* begin DATA EXCERPT *
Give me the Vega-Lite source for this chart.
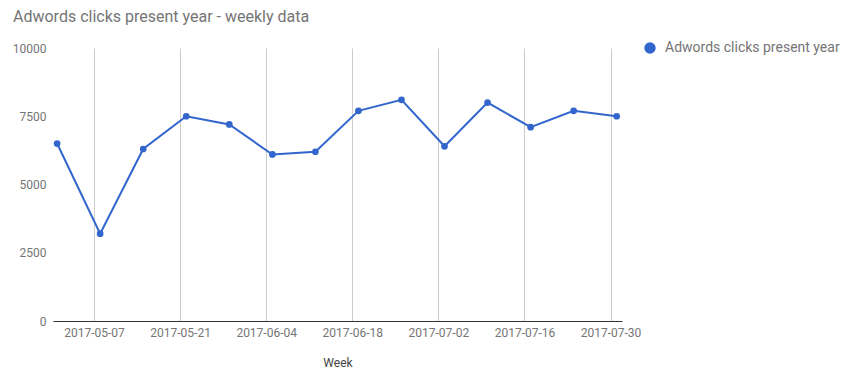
{
  "$schema": "https://vega.github.io/schema/vega-lite/v6.json",
  "width": 569,
  "height": 273,
  "autosize": {"type": "none"},
  "padding": {"left": 53, "top": 48, "right": 225, "bottom": 63},
  "background": "white",
  "title": {
    "text": "Adwords clicks present year - weekly data",
    "anchor": "start",
    "frame": "group",
    "dx": -40,
    "offset": 16,
    "fontSize": 16,
    "font": "Roboto",
    "fontWeight": "normal",
    "color": "#757575"
  },
  "config": {"view": {"stroke": null}, "font": "Roboto"},
  "data": {
    "values": [
      {"week": "2017-05-01", "clicks": 6500},
      {"week": "2017-05-08", "clicks": 3200},
      {"week": "2017-05-15", "clicks": 6300},
      {"week": "2017-05-22", "clicks": 7500},
      {"week": "2017-05-29", "clicks": 7200},
      {"week": "2017-06-05", "clicks": 6100},
      {"week": "2017-06-12", "clicks": 6200},
      {"week": "2017-06-19", "clicks": 7700},
      {"week": "2017-06-26", "clicks": 8100},
      {"week": "2017-07-03", "clicks": 6400},
      {"week": "2017-07-10", "clicks": 8000},
      {"week": "2017-07-17", "clicks": 7100},
      {"week": "2017-07-24", "clicks": 7700},
      {"week": "2017-07-31", "clicks": 7500}
    ]
  },
  "encoding": {
    "x": {
      "field": "week",
      "type": "temporal",
      "scale": {"type": "utc", "domain": [1493539200000, 1501533600000]},
      "axis": {
        "values": [
          {"year": 2017, "month": "May", "date": 7, "utc": true},
          {"year": 2017, "month": "May", "date": 21, "utc": true},
          {"year": 2017, "month": "Jun", "date": 4, "utc": true},
          {"year": 2017, "month": "Jun", "date": 18, "utc": true},
          {"year": 2017, "month": "Jul", "date": 2, "utc": true},
          {"year": 2017, "month": "Jul", "date": 16, "utc": true},
          {"year": 2017, "month": "Jul", "date": 30, "utc": true}
        ],
        "labelExpr": "utcFormat(datum.value, '%Y-%m-%d')",
        "grid": true,
        "gridColor": "#cccccc",
        "ticks": false,
        "domainColor": "#333333",
        "labelFontSize": 12,
        "labelColor": "#757575",
        "labelPadding": 6,
        "labelFont": "Roboto",
        "title": "Week",
        "titleFont": "Roboto",
        "titleFontSize": 12,
        "titleFontWeight": "normal",
        "titleColor": "#444444",
        "titlePadding": 19
      }
    },
    "y": {
      "field": "clicks",
      "type": "quantitative",
      "scale": {"domain": [0, 10000], "nice": false},
      "axis": {
        "values": [0, 2500, 5000, 7500, 10000],
        "format": "d",
        "grid": false,
        "domain": false,
        "ticks": false,
        "labelPadding": 7,
        "labelFontSize": 12,
        "labelColor": "#757575",
        "labelFont": "Roboto",
        "title": null
      }
    }
  },
  "layer": [
    {
      "mark": {"type": "line", "color": "#3366CC", "strokeWidth": 2}
    },
    {
      "mark": {"type": "point", "filled": true, "opacity": 1, "size": 45},
      "encoding": {
        "color": {
          "datum": "Adwords clicks present year",
          "scale": {"range": ["#3366CC"]},
          "legend": {
            "orient": "none",
            "legendX": 590,
            "legendY": -7,
            "title": null,
            "symbolType": "circle",
            "symbolSize": 130,
            "labelFontSize": 14,
            "labelFont": "Roboto",
            "labelColor": "#757575",
            "labelOffset": 8,
            "labelLimit": 300
          }
        }
      }
    }
  ]
}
* end DATA EXCERPT *
Reproduce every line above as written, skipping pictures.

*SOLUTION TO THE PROBLEM*
Give me the Vega-Lite source for this chart.
{
  "$schema": "https://vega.github.io/schema/vega-lite/v6.json",
  "width": 569,
  "height": 273,
  "autosize": {"type": "none"},
  "padding": {"left": 53, "top": 48, "right": 225, "bottom": 63},
  "background": "white",
  "title": {
    "text": "Adwords clicks present year - weekly data",
    "anchor": "start",
    "frame": "group",
    "dx": -40,
    "offset": 16,
    "fontSize": 16,
    "font": "Roboto",
    "fontWeight": "normal",
    "color": "#757575"
  },
  "config": {"view": {"stroke": null}, "font": "Roboto"},
  "data": {
    "values": [
      {"week": "2017-05-01", "clicks": 6500},
      {"week": "2017-05-08", "clicks": 3200},
      {"week": "2017-05-15", "clicks": 6300},
      {"week": "2017-05-22", "clicks": 7500},
      {"week": "2017-05-29", "clicks": 7200},
      {"week": "2017-06-05", "clicks": 6100},
      {"week": "2017-06-12", "clicks": 6200},
      {"week": "2017-06-19", "clicks": 7700},
      {"week": "2017-06-26", "clicks": 8100},
      {"week": "2017-07-03", "clicks": 6400},
      {"week": "2017-07-10", "clicks": 8000},
      {"week": "2017-07-17", "clicks": 7100},
      {"week": "2017-07-24", "clicks": 7700},
      {"week": "2017-07-31", "clicks": 7500}
    ]
  },
  "encoding": {
    "x": {
      "field": "week",
      "type": "temporal",
      "scale": {"type": "utc", "domain": [1493539200000, 1501533600000]},
      "axis": {
        "values": [
          {"year": 2017, "month": "May", "date": 7, "utc": true},
          {"year": 2017, "month": "May", "date": 21, "utc": true},
          {"year": 2017, "month": "Jun", "date": 4, "utc": true},
          {"year": 2017, "month": "Jun", "date": 18, "utc": true},
          {"year": 2017, "month": "Jul", "date": 2, "utc": true},
          {"year": 2017, "month": "Jul", "date": 16, "utc": true},
          {"year": 2017, "month": "Jul", "date": 30, "utc": true}
        ],
        "labelExpr": "utcFormat(datum.value, '%Y-%m-%d')",
        "grid": true,
        "gridColor": "#cccccc",
        "ticks": false,
        "domainColor": "#333333",
        "labelFontSize": 12,
        "labelColor": "#757575",
        "labelPadding": 6,
        "labelFont": "Roboto",
        "title": "Week",
        "titleFont": "Roboto",
        "titleFontSize": 12,
        "titleFontWeight": "normal",
        "titleColor": "#444444",
        "titlePadding": 19
      }
    },
    "y": {
      "field": "clicks",
      "type": "quantitative",
      "scale": {"domain": [0, 10000], "nice": false},
      "axis": {
        "values": [0, 2500, 5000, 7500, 10000],
        "format": "d",
        "grid": false,
        "domain": false,
        "ticks": false,
        "labelPadding": 7,
        "labelFontSize": 12,
        "labelColor": "#757575",
        "labelFont": "Roboto",
        "title": null
      }
    }
  },
  "layer": [
    {
      "mark": {"type": "line", "color": "#3366CC", "strokeWidth": 2}
    },
    {
      "mark": {"type": "point", "filled": true, "opacity": 1, "size": 45},
      "encoding": {
        "color": {
          "datum": "Adwords clicks present year",
          "scale": {"range": ["#3366CC"]},
          "legend": {
            "orient": "none",
            "legendX": 590,
            "legendY": -7,
            "title": null,
            "symbolType": "circle",
            "symbolSize": 130,
            "labelFontSize": 14,
            "labelFont": "Roboto",
            "labelColor": "#757575",
            "labelOffset": 8,
            "labelLimit": 300
          }
        }
      }
    }
  ]
}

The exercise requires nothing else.